## Exercise description
The lines from the top of the material through the line with "import * as d3 from 'd3';" are to be set down exactly. Leave the pictures out.

%%

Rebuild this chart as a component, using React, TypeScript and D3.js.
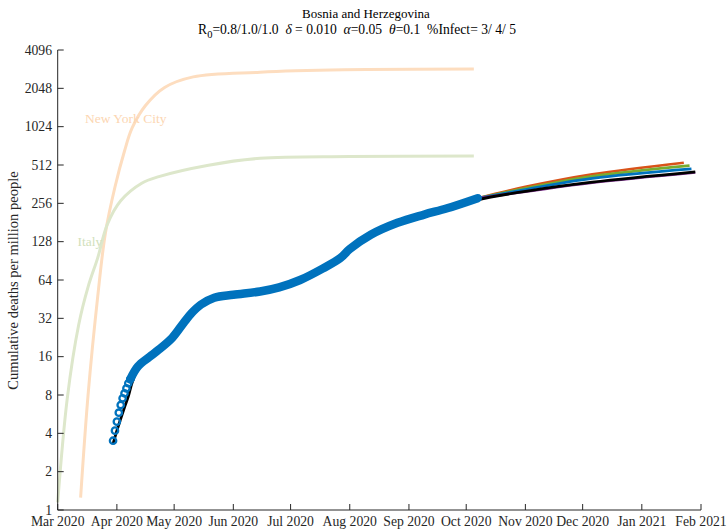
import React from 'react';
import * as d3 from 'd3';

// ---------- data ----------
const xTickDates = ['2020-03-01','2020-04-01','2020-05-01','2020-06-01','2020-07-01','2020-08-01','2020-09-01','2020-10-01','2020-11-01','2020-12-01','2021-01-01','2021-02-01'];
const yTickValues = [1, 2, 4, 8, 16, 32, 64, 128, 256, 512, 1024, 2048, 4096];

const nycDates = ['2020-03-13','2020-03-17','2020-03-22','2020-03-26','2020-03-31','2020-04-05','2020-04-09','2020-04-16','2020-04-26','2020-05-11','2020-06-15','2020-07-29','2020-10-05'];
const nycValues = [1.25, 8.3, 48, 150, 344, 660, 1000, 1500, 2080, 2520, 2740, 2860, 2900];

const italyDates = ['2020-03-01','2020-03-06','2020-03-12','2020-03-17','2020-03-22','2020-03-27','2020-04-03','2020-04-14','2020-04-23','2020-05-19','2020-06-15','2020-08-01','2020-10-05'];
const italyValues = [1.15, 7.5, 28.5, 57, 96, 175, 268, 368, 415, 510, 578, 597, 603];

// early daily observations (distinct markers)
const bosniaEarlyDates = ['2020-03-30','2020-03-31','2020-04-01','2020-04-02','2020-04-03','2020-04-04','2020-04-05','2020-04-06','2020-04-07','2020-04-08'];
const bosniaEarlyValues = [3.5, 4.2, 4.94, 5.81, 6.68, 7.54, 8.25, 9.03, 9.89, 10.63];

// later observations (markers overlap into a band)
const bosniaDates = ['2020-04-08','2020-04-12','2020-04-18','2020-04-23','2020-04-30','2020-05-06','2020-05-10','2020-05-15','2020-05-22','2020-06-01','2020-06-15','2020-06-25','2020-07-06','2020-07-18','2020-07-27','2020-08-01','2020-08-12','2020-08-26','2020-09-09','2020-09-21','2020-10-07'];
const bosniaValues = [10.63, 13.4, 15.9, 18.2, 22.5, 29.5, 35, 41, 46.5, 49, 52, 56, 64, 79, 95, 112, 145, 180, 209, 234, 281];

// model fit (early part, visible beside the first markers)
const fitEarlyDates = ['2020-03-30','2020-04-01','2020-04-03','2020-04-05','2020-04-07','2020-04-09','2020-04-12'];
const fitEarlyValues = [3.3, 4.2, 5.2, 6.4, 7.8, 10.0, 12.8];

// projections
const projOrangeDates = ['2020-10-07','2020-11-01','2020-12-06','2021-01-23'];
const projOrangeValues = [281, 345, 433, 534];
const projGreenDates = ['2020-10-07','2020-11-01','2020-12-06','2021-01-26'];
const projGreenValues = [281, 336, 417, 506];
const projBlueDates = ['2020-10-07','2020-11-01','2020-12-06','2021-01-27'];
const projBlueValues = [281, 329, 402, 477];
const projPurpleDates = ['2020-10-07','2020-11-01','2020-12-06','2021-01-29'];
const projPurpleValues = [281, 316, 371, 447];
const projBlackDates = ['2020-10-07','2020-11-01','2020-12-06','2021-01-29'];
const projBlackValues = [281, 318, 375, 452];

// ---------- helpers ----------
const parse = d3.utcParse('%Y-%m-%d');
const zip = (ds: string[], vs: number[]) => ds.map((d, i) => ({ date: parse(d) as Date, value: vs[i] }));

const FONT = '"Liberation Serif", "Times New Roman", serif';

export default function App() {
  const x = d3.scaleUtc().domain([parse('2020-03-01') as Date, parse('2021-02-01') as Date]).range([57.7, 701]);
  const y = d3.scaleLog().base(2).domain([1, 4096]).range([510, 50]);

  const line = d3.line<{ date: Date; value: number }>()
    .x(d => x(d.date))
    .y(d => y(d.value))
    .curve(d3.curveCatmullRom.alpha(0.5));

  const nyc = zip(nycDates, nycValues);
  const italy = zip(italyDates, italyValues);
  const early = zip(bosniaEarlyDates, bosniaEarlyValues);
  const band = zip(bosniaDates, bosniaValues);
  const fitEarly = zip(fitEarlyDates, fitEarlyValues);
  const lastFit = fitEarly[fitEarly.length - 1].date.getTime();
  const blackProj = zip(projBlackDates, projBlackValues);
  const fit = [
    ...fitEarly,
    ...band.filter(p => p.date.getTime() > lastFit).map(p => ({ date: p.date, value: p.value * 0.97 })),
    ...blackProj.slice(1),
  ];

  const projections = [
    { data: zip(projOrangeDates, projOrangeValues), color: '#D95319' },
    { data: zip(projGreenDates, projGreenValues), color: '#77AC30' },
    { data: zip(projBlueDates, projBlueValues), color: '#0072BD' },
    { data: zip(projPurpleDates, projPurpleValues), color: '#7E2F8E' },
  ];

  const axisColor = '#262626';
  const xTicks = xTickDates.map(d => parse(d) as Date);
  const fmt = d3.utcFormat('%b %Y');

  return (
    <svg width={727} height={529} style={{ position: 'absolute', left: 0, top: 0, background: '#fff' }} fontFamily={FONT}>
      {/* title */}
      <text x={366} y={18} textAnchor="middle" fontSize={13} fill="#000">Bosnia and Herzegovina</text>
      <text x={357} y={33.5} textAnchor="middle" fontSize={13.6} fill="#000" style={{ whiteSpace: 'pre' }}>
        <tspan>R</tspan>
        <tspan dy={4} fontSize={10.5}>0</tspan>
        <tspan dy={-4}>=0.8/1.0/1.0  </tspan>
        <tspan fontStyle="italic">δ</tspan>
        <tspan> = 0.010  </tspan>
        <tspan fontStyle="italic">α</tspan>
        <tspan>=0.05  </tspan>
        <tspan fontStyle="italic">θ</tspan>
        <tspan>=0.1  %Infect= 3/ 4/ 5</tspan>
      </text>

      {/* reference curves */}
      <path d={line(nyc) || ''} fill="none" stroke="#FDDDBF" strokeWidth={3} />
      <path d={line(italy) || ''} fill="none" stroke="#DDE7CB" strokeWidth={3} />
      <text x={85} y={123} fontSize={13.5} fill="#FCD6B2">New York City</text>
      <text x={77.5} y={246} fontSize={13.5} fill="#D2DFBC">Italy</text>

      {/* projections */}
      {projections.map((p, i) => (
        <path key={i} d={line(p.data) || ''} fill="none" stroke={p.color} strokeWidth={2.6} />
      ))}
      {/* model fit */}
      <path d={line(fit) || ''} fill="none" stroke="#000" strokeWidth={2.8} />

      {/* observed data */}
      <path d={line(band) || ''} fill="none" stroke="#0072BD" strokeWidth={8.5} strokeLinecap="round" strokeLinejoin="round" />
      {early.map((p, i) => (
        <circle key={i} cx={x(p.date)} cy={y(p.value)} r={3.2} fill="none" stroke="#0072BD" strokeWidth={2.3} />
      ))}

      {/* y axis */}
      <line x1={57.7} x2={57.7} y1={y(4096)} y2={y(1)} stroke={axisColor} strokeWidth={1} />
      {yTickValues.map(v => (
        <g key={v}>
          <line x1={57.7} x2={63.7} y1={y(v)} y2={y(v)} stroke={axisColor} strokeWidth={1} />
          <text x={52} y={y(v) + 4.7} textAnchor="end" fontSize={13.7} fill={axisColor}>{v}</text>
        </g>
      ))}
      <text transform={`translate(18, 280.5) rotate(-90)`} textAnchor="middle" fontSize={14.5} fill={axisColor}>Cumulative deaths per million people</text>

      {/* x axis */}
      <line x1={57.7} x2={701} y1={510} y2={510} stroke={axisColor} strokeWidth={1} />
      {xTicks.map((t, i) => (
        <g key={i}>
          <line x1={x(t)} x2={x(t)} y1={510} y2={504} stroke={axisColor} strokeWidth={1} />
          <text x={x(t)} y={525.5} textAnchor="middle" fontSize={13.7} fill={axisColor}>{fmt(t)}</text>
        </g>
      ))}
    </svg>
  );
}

%%

## Solution
Rebuild this chart as a component, using React, TypeScript and D3.js.
import React from 'react';
import * as d3 from 'd3';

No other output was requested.